Performance reviews

Anton V Goldberg
3 min readDec 9, 2020

It’s the time to be jolly and write performance reviews. Every year we get told that we’ll have to write no more than some really small number of reviews. I swear, sometimes I feel like some people have never seen an org chart, much less a social graph.

If there is one thing I am definitely not missing from Amazon it’s performance reviews and stack ranking. Stack ranking is where organizations have a percentage quote on how many people can get the highest rating and how many have to be put on a “performance improvement plan” (i.e. managed out). Imagine a good organization of 100 people. It’s a good organization but it still has to find the worst 10% and fire them. As with any organizations, it has a few really outstanding folks but the rest of the talent is fairly uniform within the levels. It’s a good organization, so the attrition is low. At the beginning of year X-1 there were between 93 and 100 people in the organization. Some of them went away, perhaps the org expanded a little but 7 new people were hired. The organization now numbers 100. All of them new hires and all the old timers became eligible for the review in the year X. 1 out of 7 was a bad hire and so can be safely fired. However the leadership needs to fire 10 people (10% of 100). Perhaps one person within the org decided that their future is in baking and just works out their last days before the next vesting day when they finally have enough to open their own bakery. The leadership has a cause to get rid of the bad hire (1) + perspective baker (1). The leadership needs to find 8 (10–2) more. Good leadership at that point pushes back against the HR and protects the org. However If the push back attempt wasn’t successful the leadership needs to find 8 more people to put on the plan. The process can’t be anything but random and capricious. Nothing destroys the culture within an organization like random and capricious firing. People begin looking for an opportunity to leave. People who stay begin picking up such tasks as looking good on the review instead of looking for real work. And a year later the org lost its morale.

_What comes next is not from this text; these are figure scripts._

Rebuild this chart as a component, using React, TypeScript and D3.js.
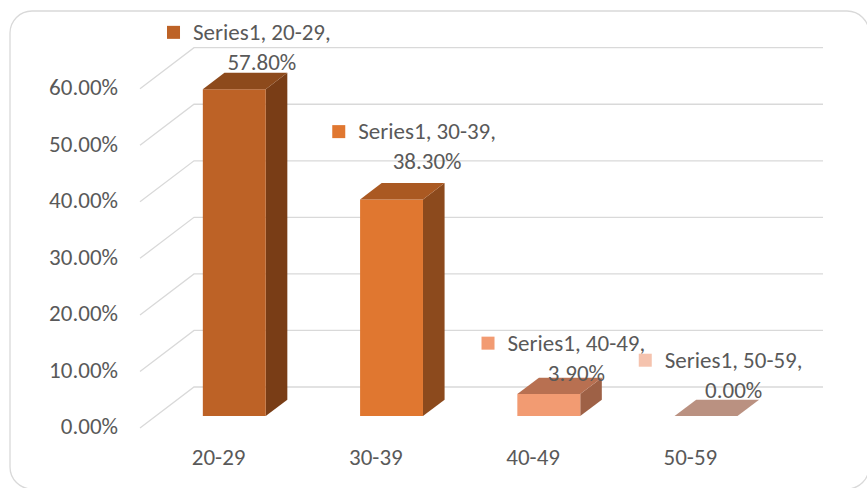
import React from 'react';
import * as d3 from 'd3';

const categories = ['20-29', '30-39', '40-49', '50-59'];
const values = [57.8, 38.3, 3.9, 0.0];
const seriesName = 'Series1';
const yTicks = [0, 10, 20, 30, 40, 50, 60];

// face colours: front, side, top, legend key
const frontColors = ['#bd6226', '#e07730', '#f29b72', '#f4c3ad'];
const sideColors = ['#793d16', '#8c4a1d', '#9e6146', '#a87c6c'];
const topColors = ['#8d4a1c', '#aa5922', '#b87051', '#ba9181'];
const keyColors = ['#bd6226', '#e07730', '#f29b72', '#f5c3ae'];

// label tweaks (Excel shuffles 3D labels a little)
const labelNudgeX = [0, 8, 0, 0];
const labelNudgeY = [0, -11, 6, 1];

const W = 867;
const H = 488;
const FONT = 'Carlito, Calibri, Lato, sans-serif';
const FS = 23;
const textColor = '#595959';
const gridColor = '#d9d9d9';

// perspective: vector from front edge of floor to back wall
const depth = { dx: 54, dy: -41 };
const barFront = 0.29;
const barBack = 0.69;

function measure(text: string) {
  const ctx = document.createElement('canvas').getContext('2d');
  if (!ctx) return text.length * FS * 0.5;
  ctx.font = `${FS}px ${FONT}`;
  return ctx.measureText(text).width;
}

export default function App() {
  const x = d3.scaleBand<string>().domain(categories).range([140, 769]).padding(0);
  const y = d3.scaleLinear().domain([0, 60]).range([428, 88.7]);

  const fmt = (v: number) => v.toFixed(2) + '%';
  const pt = (px: number, py: number, d: number) => [px + depth.dx * d, py + depth.dy * d];
  const poly = (pts: number[][]) => pts.map(p => p.join(',')).join(' ');

  return (
    <svg width={W} height={H} style={{ position: 'absolute', left: 0, top: 0 }}>
      <rect x={0} y={0} width={W} height={H} fill="#fff" />
      <rect x={10} y={11} width={859} height={478} rx={22} fill="none" stroke={gridColor} strokeWidth={1.3} />

      {/* gridlines: side wall diagonal + back wall */}
      <g stroke={gridColor} strokeWidth={1.3} fill="none">
        {yTicks.map(t => {
          const [x0, y0] = [140, y(t)];
          const [x1, y1] = pt(x0, y0, 1);
          return <polyline key={t} points={poly([[x0, y0], [x1, y1], [769 + depth.dx, y1]])} />;
        })}
      </g>

      {/* y axis labels */}
      <g fontFamily={FONT} fontSize={FS} fill={textColor} textAnchor="end">
        {yTicks.map(t => (
          <text key={t} x={118} y={y(t) + 1} dominantBaseline="middle">
            {fmt(t)}
          </text>
        ))}
      </g>

      {/* bars */}
      {categories.map((c, i) => {
        const bw = x.bandwidth() * 0.4;
        const xl = (x(c) as number) + (x.bandwidth() - bw) / 2;
        const xr = xl + bw;
        const yb = y(0);
        const yt = y(values[i]);
        const fl = pt(xl, yt, barFront);
        const fr = pt(xr, yt, barFront);
        const br = pt(xr, yt, barBack);
        const bl = pt(xl, yt, barBack);
        const frb = pt(xr, yb, barFront);
        const brb = pt(xr, yb, barBack);
        const flb = pt(xl, yb, barFront);
        const h = frb[1] - fr[1];
        return (
          <g key={c}>
            {h > 0.5 && <polygon points={poly([fr, br, brb, frb])} fill={sideColors[i]} />}
            {h > 0.5 && <polygon points={poly([fl, fr, frb, flb])} fill={frontColors[i]} />}
            <polygon points={poly([fl, fr, br, bl])} fill={topColors[i]} />
          </g>
        );
      })}

      {/* x axis labels */}
      <g fontFamily={FONT} fontSize={FS} fill={textColor} textAnchor="middle">
        {categories.map(c => (
          <text key={c} x={(x(c) as number) + x.bandwidth() / 2} y={465}>
            {c}
          </text>
        ))}
      </g>

      {/* data labels */}
      <g fontFamily={FONT} fontSize={FS} fill={textColor}>
        {categories.map((c, i) => {
          const cx = (x(c) as number) + x.bandwidth() / 2;
          const [bx, by] = pt(cx, y(values[i]), barBack);
          const tx = bx + 6 + labelNudgeX[i];
          const b2 = by - 3 + labelNudgeY[i];
          const b1 = b2 - 30;
          const line1 = `${seriesName}, ${c},`;
          const w1 = measure(line1);
          return (
            <g key={c}>
              <rect x={tx - w1 / 2 - 26} y={b1 - 14} width={13} height={13} fill={keyColors[i]} />
              <text x={tx} y={b1} textAnchor="middle">
                {line1}
              </text>
              <text x={tx} y={b2} textAnchor="middle">
                {fmt(values[i])}
              </text>
            </g>
          );
        })}
      </g>
    </svg>
  );
}
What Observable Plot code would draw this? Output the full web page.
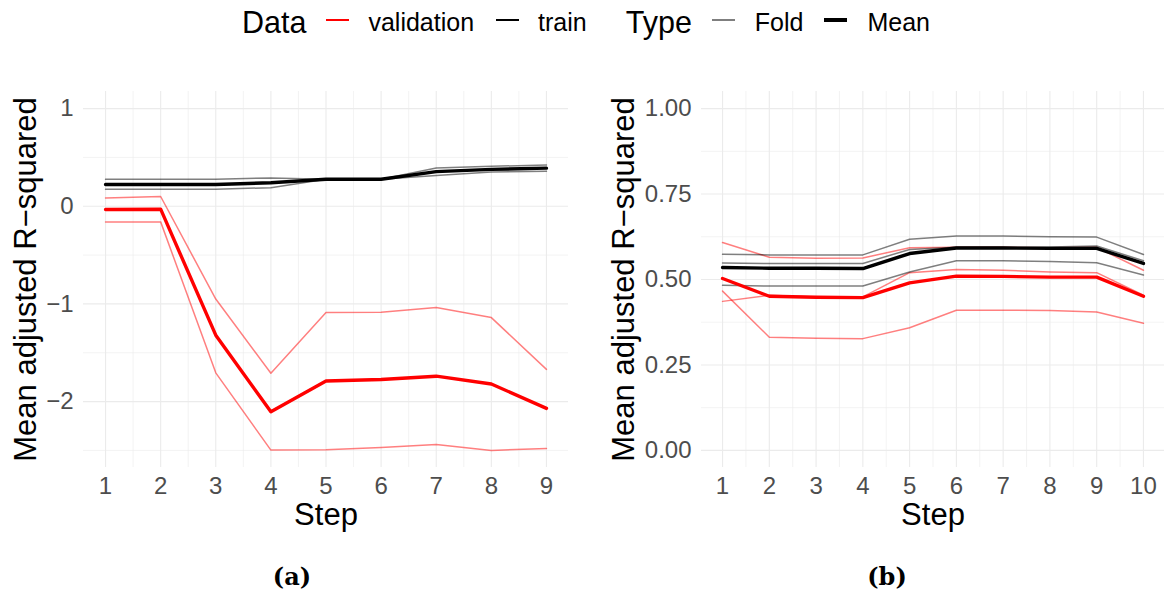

Going deeper into reviews in general, I don’t understand the need for the whole review process as it exists now. Clearly, management quality has to be assessed but every good manager knows performance and character of every direct report of theirs. No amount of peer-to-peer reviewing can significantly improve their knowledge. Every good manager also keeps employees aware of the manager’s view of employee performance and any intra-team issues that need to be addressed. In fact, if an employee doesn’t know what the manager thinks of their performance outside of the review period, that employee should seriously think of asking or moving to a better managed place.

In terms of assessing a manager’s performance, there are many ways to unobtrusively do so. When Amazon started “developers surveys” among questions about various technologies, issues slowing down development and so on, there were clever questions addressing manager’s performance — directly and indirectly. From what I remember, about 50 managers were fired shortly after. Given that Amazon’s tech community was about 1000–2000 people at the time, that’s a sizable clean up. All that was required was 5–10 well-defined questions instead of hours spent writing reviews, asking for feedback, managing load and so on.

I believe we need a mechanism that lets employees anonymously review their managers while managers should continuously provide feedback and performance improvement advice to the employees. The simpler and less intrusive these mechanisms are the more natural they will seem and the better they will work for healthy workplace dynamics.